Paul, however, is not the first, and hopefully will not be the last, to point out the clear government overreach being carried out amid this emergency.

As Republican Reps. Andy Biggs of Arizona and Ken Buck of Colorado pointed out in a recent Washington Examiner opinion piece, public life as we know it has been put on indefinite hold, in part on Fauci’s advice. Yet, the man has referred to the aforementioned policies and their impact on the American people as merely “inconvenient.”

People are losing their jobs and the economy is in free-fall.

Under threat of government action, many Americans were restricted from attending public church services on Easter Sunday, sparking court battles.

Heck, a Colorado father was detained and handcuffed last week for playing ball with his 6-year-old daughter in an empty — and open — public park.

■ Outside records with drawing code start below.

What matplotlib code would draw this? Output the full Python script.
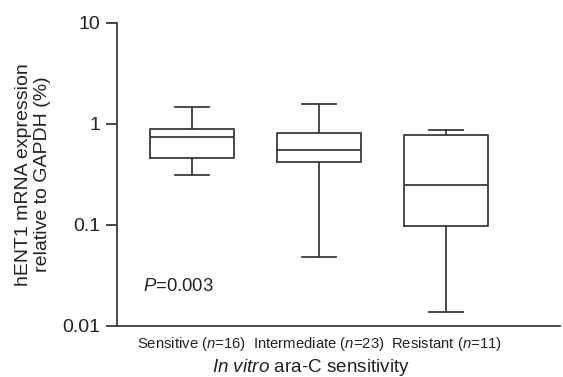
import matplotlib
matplotlib.use("Agg")
import matplotlib.pyplot as plt

plt.rcParams["font.family"] = ["Liberation Sans", "DejaVu Sans"]
plt.rcParams["mathtext.fontset"] = "custom"
plt.rcParams["mathtext.rm"] = "Liberation Sans"
plt.rcParams["mathtext.it"] = "Liberation Sans:italic"

groups = ["Sensitive ($n$=16)", "Intermediate ($n$=23)", "Resistant ($n$=11)"]
whislo = [0.308, 0.0484, 0.0138]
q1 = [0.457, 0.418, 0.098]
med = [0.73, 0.553, 0.247]
q3 = [0.89, 0.815, 0.772]
whishi = [1.47, 1.57, 0.873]

ink = "#3a3a3a"
txt = "#222222"

stats = []
for i, g in enumerate(groups):
    stats.append({"label": g, "whislo": whislo[i], "q1": q1[i], "med": med[i],
                  "q3": q3[i], "whishi": whishi[i], "fliers": []})

fig = plt.figure(figsize=(5.63, 3.77), dpi=100)
ax = fig.add_axes([0.2073, 0.136, 0.788, 0.804])

line = dict(color=ink, linewidth=1.3)
ax.bxp(stats, positions=[1, 2, 3], widths=0.66, showfliers=False,
       boxprops=line, medianprops=line, whiskerprops=line,
       capprops=line, capwidths=0.27)

ax.set_yscale("log")
ax.set_ylim(0.01, 10)
ax.set_xlim(0.407, 3.9)
ax.set_yticks([0.01, 0.1, 1, 10])
ax.set_yticklabels(["0.01", "0.1", "1", "10"])
ax.yaxis.set_minor_locator(matplotlib.ticker.NullLocator())

for s in ["top", "right"]:
    ax.spines[s].set_visible(False)
for s in ["left", "bottom"]:
    ax.spines[s].set_color(ink)
    ax.spines[s].set_linewidth(1.3)

ax.tick_params(axis="y", direction="out", length=8, width=1.3, color=ink,
               labelsize=14, pad=4, labelcolor=txt)
ax.tick_params(axis="x", length=0, labelsize=10.7, pad=7, labelcolor=txt)

ax.set_ylabel("hENT1 mRNA expression\nrelative to GAPDH (%)", fontsize=14,
              color=txt, linespacing=1.15)
ax.yaxis.set_label_coords(-0.148, 0.5)

ax.text(0.614, 0.0242, "$P$=0.003", fontsize=13.3, va="center", ha="left",
        color=txt)

fig.text(311 / 563, 1 - 367 / 377, "$In\\ vitro$ ara-C sensitivity",
         fontsize=13.6, ha="center", va="center", color=txt)

fig.savefig("out.png", dpi=100)
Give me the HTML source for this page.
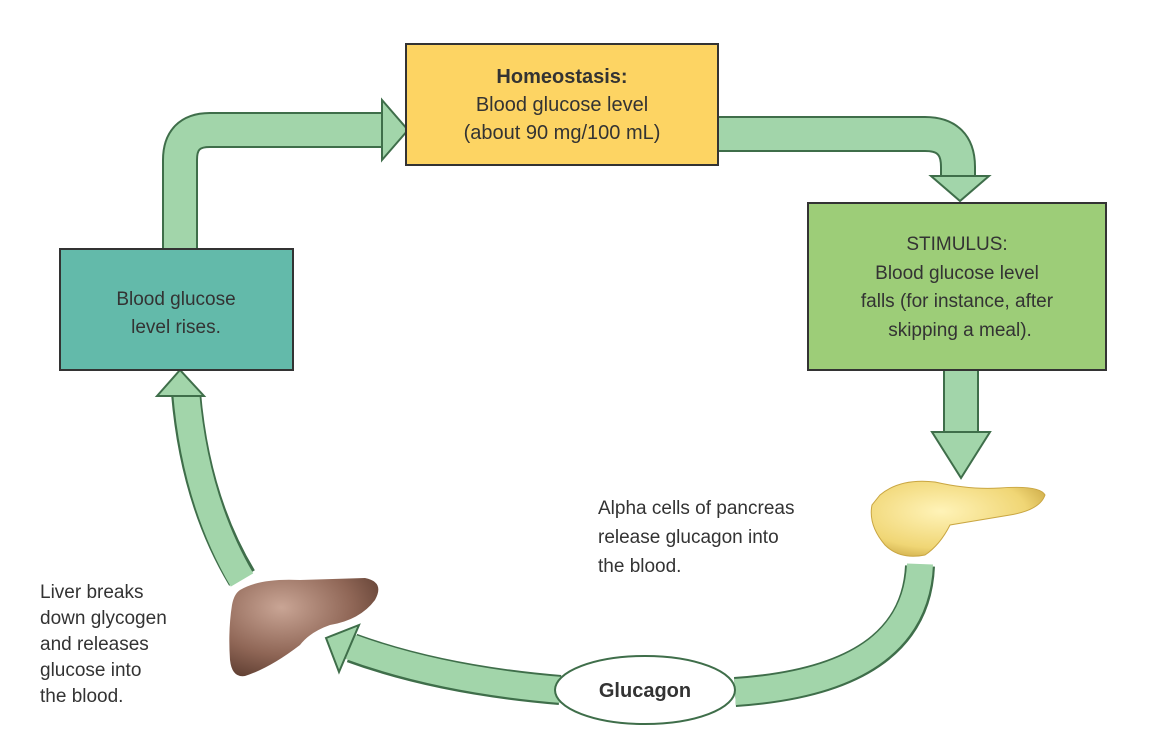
<!DOCTYPE html>
<html><head><meta charset="utf-8"><style>
html,body{margin:0;padding:0;background:#fff;}
svg{display:block;}
text{font-family:"Liberation Sans",sans-serif;fill:#333;}
</style></head><body>
<svg width="1154" height="740" viewBox="0 0 1154 740">
<defs>
<radialGradient id="liv" cx="0.35" cy="0.3" r="0.8"><stop offset="0" stop-color="#c9a595"/><stop offset="0.6" stop-color="#8f6656"/><stop offset="1" stop-color="#5a3a2e"/></radialGradient>
<radialGradient id="pan" cx="0.4" cy="0.4" r="0.7"><stop offset="0" stop-color="#fff3b8"/><stop offset="0.7" stop-color="#f0d675"/><stop offset="1" stop-color="#c9a642"/></radialGradient>
</defs>
<g fill="none" stroke-linejoin="round">
<path d="M180,250 L180,160 Q180,130 210,130 L384,130" stroke="#3f6e4a" stroke-width="36"/>
<path d="M180,252 L180,160 Q180,130 210,130 L386,130" stroke="#a2d5aa" stroke-width="32"/>
<path d="M718,134 L925,134 Q958,134 958,167 L958,178" stroke="#3f6e4a" stroke-width="36"/>
<path d="M716,134 L925,134 Q958,134 958,167 L958,180" stroke="#a2d5aa" stroke-width="32"/>
<path d="M961,370 L961,432" stroke="#3f6e4a" stroke-width="36"/>
<path d="M961,368 L961,434" stroke="#a2d5aa" stroke-width="32"/>
<path d="M920,566 Q915,680 735,692" stroke="#3f6e4a" stroke-width="30"/>
<path d="M920,564 Q915,680 735,692" stroke="#a2d5aa" stroke-width="26"/>
<path d="M560,690 Q440,680 352,648" stroke="#3f6e4a" stroke-width="30"/>
<path d="M562,690 Q440,680 348,646" stroke="#a2d5aa" stroke-width="26"/>
<path d="M242,578 Q195,500 186,393" stroke="#3f6e4a" stroke-width="30"/>
<path d="M242,580 Q195,500 186,391" stroke="#a2d5aa" stroke-width="26"/>
</g>
<g fill="#a2d5aa" stroke="#3f6e4a" stroke-width="2" stroke-linejoin="miter">
<polygon points="382,100 408,130 382,160"/>
<polygon points="931,176 989,176 960,201"/>
<polygon points="932,432 990,432 961,478"/>
<polygon points="326,638 359,625 339,672"/>
<polygon points="157,396 180,370 204,396"/>
</g>
<rect x="406" y="44" width="312" height="121" fill="#fdd463" stroke="#333" stroke-width="2"/>
<rect x="60" y="249" width="233" height="121" fill="#63baaa" stroke="#333" stroke-width="2"/>
<rect x="808" y="203" width="298" height="167" fill="#9dcd78" stroke="#333" stroke-width="2"/>
<text x="562" y="83" text-anchor="middle" font-size="20" font-weight="bold" fill="#222">Homeostasis:</text>
<text x="562" y="111" text-anchor="middle" font-size="20">Blood glucose level</text>
<text x="562" y="139" text-anchor="middle" font-size="20">(about 90 mg/100 mL)</text>
<text x="176" y="305" text-anchor="middle" font-size="19">Blood glucose</text>
<text x="176" y="333" text-anchor="middle" font-size="19">level rises.</text>
<text x="957" y="250" text-anchor="middle" font-size="19">STIMULUS:</text>
<text x="957" y="279" text-anchor="middle" font-size="19">Blood glucose level</text>
<text x="957" y="307" text-anchor="middle" font-size="19">falls (for instance, after</text>
<text x="960" y="336" text-anchor="middle" font-size="19">skipping a meal).</text>
<text font-size="19"><tspan x="598" y="514">Alpha cells of pancreas</tspan><tspan x="598" y="543">release glucagon into</tspan><tspan x="598" y="572">the blood.</tspan></text>
<text font-size="19"><tspan x="40" y="598">Liver breaks</tspan><tspan x="40" y="624">down glycogen</tspan><tspan x="40" y="650">and releases</tspan><tspan x="40" y="676">glucose into</tspan><tspan x="40" y="702">the blood.</tspan></text>
<ellipse cx="645" cy="690" rx="90" ry="34" fill="#fff" stroke="#3f6e4a" stroke-width="2"/>
<text x="645" y="697" text-anchor="middle" font-size="20" font-weight="bold" fill="#222">Glucagon</text>
<path d="M240,590 Q260,578 300,580 L365,578 Q385,582 375,600 Q360,620 330,625 Q310,632 300,645 Q270,668 245,676 Q232,678 230,660 Q228,630 232,605 Q234,594 240,590Z" fill="url(#liv)"/>
<path d="M880,495 Q900,478 935,482 Q970,490 1000,488 Q1040,485 1045,495 Q1040,510 1010,515 Q980,520 950,525 Q940,545 925,555 Q900,560 885,545 Q868,525 872,505Z" fill="url(#pan)" stroke="#c9a642" stroke-width="1"/>
</svg>
</body></html>
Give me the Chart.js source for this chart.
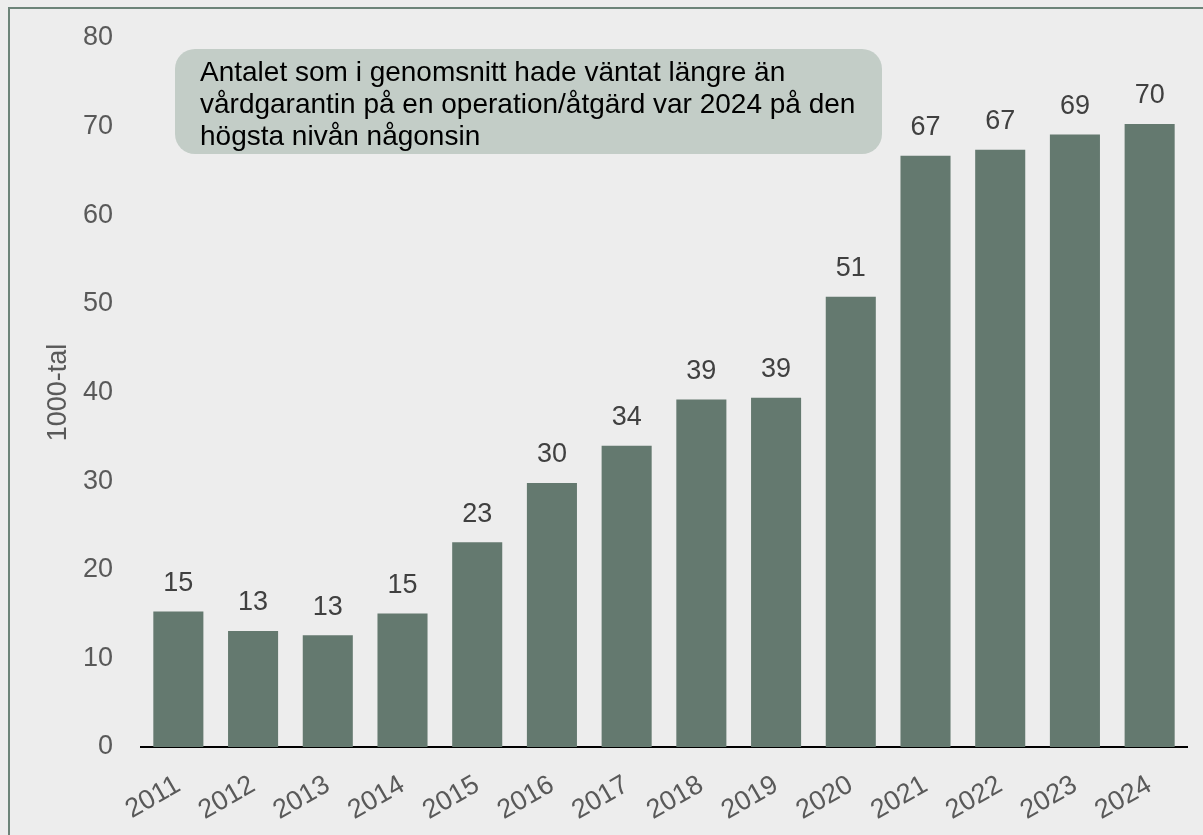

Anyone starting to think maybe we’ve gone a bit overboard?

Of course, none of that is to say the coronavirus pandemic should not be taken seriously. It absolutely should.

However, the government needs a better solution than unconstitutional restrictions of liberty until further notice.

And if the “experts” cannot get on board with that, perhaps their jobs should be next on the chopping block. Only sounds fair considering their advice is putting American jobs in the same uncertain place.